** begin **

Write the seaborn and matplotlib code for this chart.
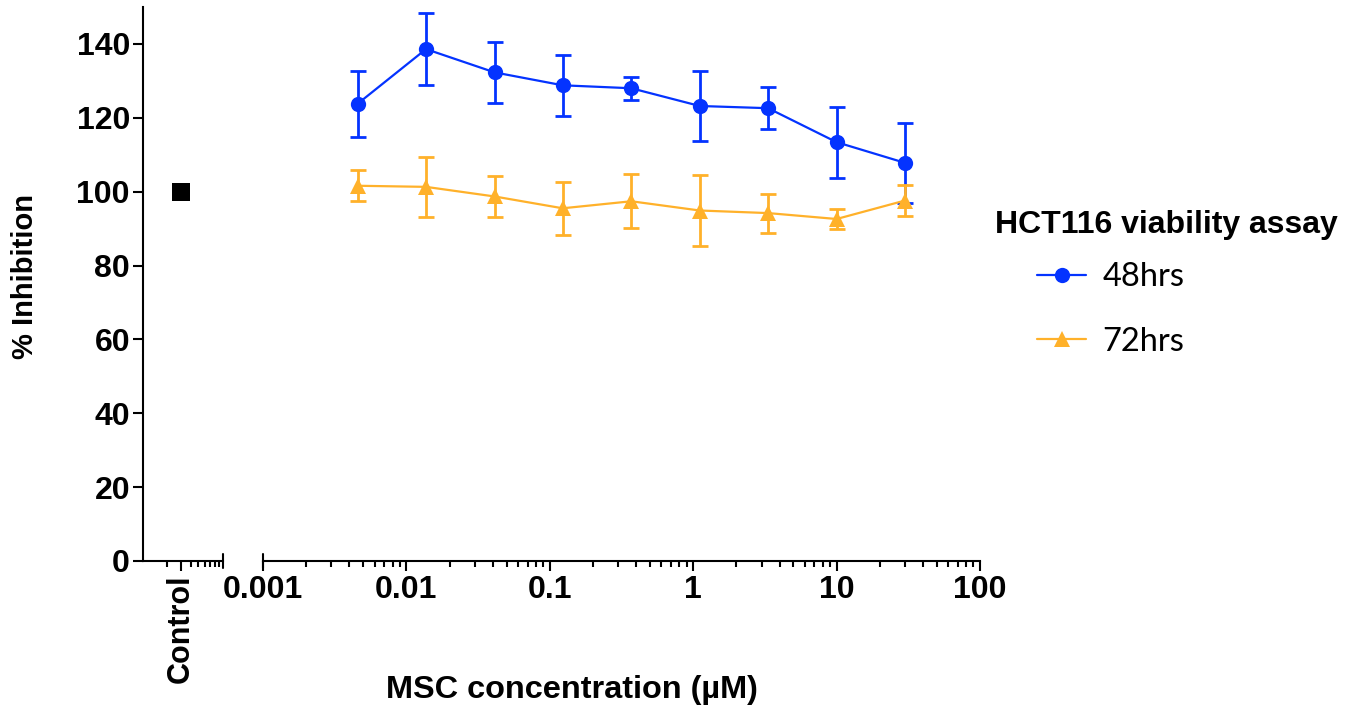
import numpy as np
import pandas as pd
import seaborn as sns
import matplotlib.pyplot as plt
from matplotlib.lines import Line2D
from matplotlib.ticker import LogLocator, NullFormatter, FixedLocator

# data
conc = [0.00457, 0.0137, 0.0412, 0.123, 0.370, 1.11, 3.33, 10, 30]
inh_48 = [123.8, 138.6, 132.3, 128.8, 128.0, 123.2, 122.6, 113.4, 107.8]
err_48 = [9.0, 9.7, 8.3, 8.3, 3.1, 9.5, 5.7, 9.6, 10.9]
inh_72 = [101.6, 101.3, 98.7, 95.5, 97.4, 94.9, 94.2, 92.6, 97.6]
err_72 = [4.2, 8.2, 5.5, 7.2, 7.3, 9.5, 5.3, 2.7, 4.1]
control_pos = [3]
control_val = [100]
series = ['48hrs', '72hrs']
colors = {'48hrs': '#0433FF', '72hrs': '#FFB12A'}
legend_title = 'HCT116 viability assay'

sns.set_theme(style='ticks')
plt.rcParams['font.family'] = ['Liberation Sans', 'DejaVu Sans']
plt.rcParams['font.weight'] = 'bold'
for key in ['text.color', 'axes.labelcolor', 'xtick.color', 'ytick.color', 'axes.edgecolor']:
    plt.rcParams[key] = 'black'

FS = 23

df = pd.DataFrame({
    'conc': conc + conc,
    'inh': inh_48 + inh_72,
    'time': ['48hrs'] * len(conc) + ['72hrs'] * len(conc),
})

fig = plt.figure(figsize=(13.58, 7.14), dpi=100)
W, H = 1358, 714
bottom = 1 - 561 / H
height = 554 / H
ax_c = fig.add_axes([142.5 / W, bottom, 80 / W, height])
ax = fig.add_axes([263 / W, bottom, 717 / W, height])

# control segment
sns.scatterplot(x=control_pos, y=control_val, marker='s', s=170, color='black',
                linewidth=0, ax=ax_c, zorder=5)
ax_c.set_xscale('log')
ax_c.set_xlim(1, 10)
ax_c.set_ylim(0, 150)
ax_c.xaxis.set_major_locator(FixedLocator(control_pos))
ax_c.set_xticklabels(['Control'], rotation=90, fontsize=22, fontweight='bold')
ax_c.xaxis.set_minor_locator(FixedLocator([2, 4, 5, 6, 7, 8, 9]))
ax_c.xaxis.set_minor_formatter(NullFormatter())
ax_c.set_yticks(np.arange(0, 141, 20))
ax_c.tick_params(axis='y', labelsize=FS, length=7, width=1.5, pad=2)
ax_c.tick_params(axis='x', which='major', length=7, width=1.5, pad=3)
ax_c.tick_params(axis='x', which='minor', length=4, width=1.5)
for lab in ax_c.get_yticklabels():
    lab.set_fontweight('bold')
sns.despine(ax=ax_c)
for s in ['left', 'bottom']:
    ax_c.spines[s].set_linewidth(1.5)
ax_c.plot([1, 1], [-0.012, 0.012], transform=ax_c.transAxes, color='black',
          lw=1.5, clip_on=False)
ax_c.set_xlabel('')
ax_c.set_ylabel('')

# concentration segment
for name, vals, errs in [('48hrs', inh_48, err_48), ('72hrs', inh_72, err_72)]:
    ax.errorbar(conc, vals, yerr=errs, fmt='none', ecolor=colors[name],
                elinewidth=2, capsize=5.5, capthick=2, zorder=2)
sns.lineplot(data=df, x='conc', y='inh', hue='time', style='time',
             markers={'48hrs': 'o', '72hrs': '^'}, dashes=False,
             palette=colors, markersize=11, markeredgewidth=0, linewidth=1.6,
             errorbar=None, legend=False, ax=ax, zorder=3)
ax.set_xscale('log')
ax.set_xlim(0.001, 100)
ax.set_ylim(0, 150)
ax.set_xticks([0.001, 0.01, 0.1, 1, 10, 100])
ax.set_xticklabels(['0.001', '0.01', '0.1', '1', '10', '100'],
                   fontsize=FS, fontweight='bold')
ax.xaxis.set_minor_locator(LogLocator(base=10, subs=np.arange(2, 10), numticks=100))
ax.xaxis.set_minor_formatter(NullFormatter())
ax.tick_params(axis='x', which='major', length=7, width=1.5, pad=3)
ax.tick_params(axis='x', which='minor', length=4, width=1.5)
ax.set_yticks([])
for s in ['top', 'right', 'left']:
    ax.spines[s].set_visible(False)
ax.spines['bottom'].set_linewidth(1.5)
ax.plot([0, 0], [-0.012, 0.012], transform=ax.transAxes, color='black',
        lw=1.5, clip_on=False)
ax.set_xlabel('')
ax.set_ylabel('')
ax.patch.set_alpha(0)

fig.text(572 / W, 1 - 690 / H, 'MSC concentration (µM)', ha='center', va='center',
         fontsize=23.4, fontweight='bold')
fig.text(25 / W, 1 - 277 / H, '% Inhibition', ha='center', va='center',
         rotation=90, fontsize=21, fontweight='bold')

# legend
fig.text(995 / W, 1 - 225 / H, legend_title, ha='left', va='center',
         fontsize=FS, fontweight='bold')
handles = [Line2D([], [], color=colors['48hrs'], marker='o', markersize=11,
                  markeredgewidth=0, lw=1.6),
           Line2D([], [], color=colors['72hrs'], marker='^', markersize=11,
                  markeredgewidth=0, lw=1.6)]
leg = fig.legend(handles, series, loc='upper left',
                 bbox_to_anchor=(1008 / W, 1 - 233 / H), frameon=False,
                 prop={'family': 'Lato', 'size': 23.5, 'weight': 'normal'},
                 handlelength=1.5, handletextpad=0.5, labelspacing=1.05)

fig.savefig('out.png', dpi=100)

** end **

> [Prompt]
Reproduce every line precisely as given, omitting all pictures.

> [Full solution]
Write the seaborn and matplotlib code for this chart.
import numpy as np
import pandas as pd
import seaborn as sns
import matplotlib.pyplot as plt
from matplotlib.lines import Line2D
from matplotlib.ticker import LogLocator, NullFormatter, FixedLocator

# data
conc = [0.00457, 0.0137, 0.0412, 0.123, 0.370, 1.11, 3.33, 10, 30]
inh_48 = [123.8, 138.6, 132.3, 128.8, 128.0, 123.2, 122.6, 113.4, 107.8]
err_48 = [9.0, 9.7, 8.3, 8.3, 3.1, 9.5, 5.7, 9.6, 10.9]
inh_72 = [101.6, 101.3, 98.7, 95.5, 97.4, 94.9, 94.2, 92.6, 97.6]
err_72 = [4.2, 8.2, 5.5, 7.2, 7.3, 9.5, 5.3, 2.7, 4.1]
control_pos = [3]
control_val = [100]
series = ['48hrs', '72hrs']
colors = {'48hrs': '#0433FF', '72hrs': '#FFB12A'}
legend_title = 'HCT116 viability assay'

sns.set_theme(style='ticks')
plt.rcParams['font.family'] = ['Liberation Sans', 'DejaVu Sans']
plt.rcParams['font.weight'] = 'bold'
for key in ['text.color', 'axes.labelcolor', 'xtick.color', 'ytick.color', 'axes.edgecolor']:
    plt.rcParams[key] = 'black'

FS = 23

df = pd.DataFrame({
    'conc': conc + conc,
    'inh': inh_48 + inh_72,
    'time': ['48hrs'] * len(conc) + ['72hrs'] * len(conc),
})

fig = plt.figure(figsize=(13.58, 7.14), dpi=100)
W, H = 1358, 714
bottom = 1 - 561 / H
height = 554 / H
ax_c = fig.add_axes([142.5 / W, bottom, 80 / W, height])
ax = fig.add_axes([263 / W, bottom, 717 / W, height])

# control segment
sns.scatterplot(x=control_pos, y=control_val, marker='s', s=170, color='black',
                linewidth=0, ax=ax_c, zorder=5)
ax_c.set_xscale('log')
ax_c.set_xlim(1, 10)
ax_c.set_ylim(0, 150)
ax_c.xaxis.set_major_locator(FixedLocator(control_pos))
ax_c.set_xticklabels(['Control'], rotation=90, fontsize=22, fontweight='bold')
ax_c.xaxis.set_minor_locator(FixedLocator([2, 4, 5, 6, 7, 8, 9]))
ax_c.xaxis.set_minor_formatter(NullFormatter())
ax_c.set_yticks(np.arange(0, 141, 20))
ax_c.tick_params(axis='y', labelsize=FS, length=7, width=1.5, pad=2)
ax_c.tick_params(axis='x', which='major', length=7, width=1.5, pad=3)
ax_c.tick_params(axis='x', which='minor', length=4, width=1.5)
for lab in ax_c.get_yticklabels():
    lab.set_fontweight('bold')
sns.despine(ax=ax_c)
for s in ['left', 'bottom']:
    ax_c.spines[s].set_linewidth(1.5)
ax_c.plot([1, 1], [-0.012, 0.012], transform=ax_c.transAxes, color='black',
          lw=1.5, clip_on=False)
ax_c.set_xlabel('')
ax_c.set_ylabel('')

# concentration segment
for name, vals, errs in [('48hrs', inh_48, err_48), ('72hrs', inh_72, err_72)]:
    ax.errorbar(conc, vals, yerr=errs, fmt='none', ecolor=colors[name],
                elinewidth=2, capsize=5.5, capthick=2, zorder=2)
sns.lineplot(data=df, x='conc', y='inh', hue='time', style='time',
             markers={'48hrs': 'o', '72hrs': '^'}, dashes=False,
             palette=colors, markersize=11, markeredgewidth=0, linewidth=1.6,
             errorbar=None, legend=False, ax=ax, zorder=3)
ax.set_xscale('log')
ax.set_xlim(0.001, 100)
ax.set_ylim(0, 150)
ax.set_xticks([0.001, 0.01, 0.1, 1, 10, 100])
ax.set_xticklabels(['0.001', '0.01', '0.1', '1', '10', '100'],
                   fontsize=FS, fontweight='bold')
ax.xaxis.set_minor_locator(LogLocator(base=10, subs=np.arange(2, 10), numticks=100))
ax.xaxis.set_minor_formatter(NullFormatter())
ax.tick_params(axis='x', which='major', length=7, width=1.5, pad=3)
ax.tick_params(axis='x', which='minor', length=4, width=1.5)
ax.set_yticks([])
for s in ['top', 'right', 'left']:
    ax.spines[s].set_visible(False)
ax.spines['bottom'].set_linewidth(1.5)
ax.plot([0, 0], [-0.012, 0.012], transform=ax.transAxes, color='black',
        lw=1.5, clip_on=False)
ax.set_xlabel('')
ax.set_ylabel('')
ax.patch.set_alpha(0)

fig.text(572 / W, 1 - 690 / H, 'MSC concentration (µM)', ha='center', va='center',
         fontsize=23.4, fontweight='bold')
fig.text(25 / W, 1 - 277 / H, '% Inhibition', ha='center', va='center',
         rotation=90, fontsize=21, fontweight='bold')

# legend
fig.text(995 / W, 1 - 225 / H, legend_title, ha='left', va='center',
         fontsize=FS, fontweight='bold')
handles = [Line2D([], [], color=colors['48hrs'], marker='o', markersize=11,
                  markeredgewidth=0, lw=1.6),
           Line2D([], [], color=colors['72hrs'], marker='^', markersize=11,
                  markeredgewidth=0, lw=1.6)]
leg = fig.legend(handles, series, loc='upper left',
                 bbox_to_anchor=(1008 / W, 1 - 233 / H), frameon=False,
                 prop={'family': 'Lato', 'size': 23.5, 'weight': 'normal'},
                 handlelength=1.5, handletextpad=0.5, labelspacing=1.05)

fig.savefig('out.png', dpi=100)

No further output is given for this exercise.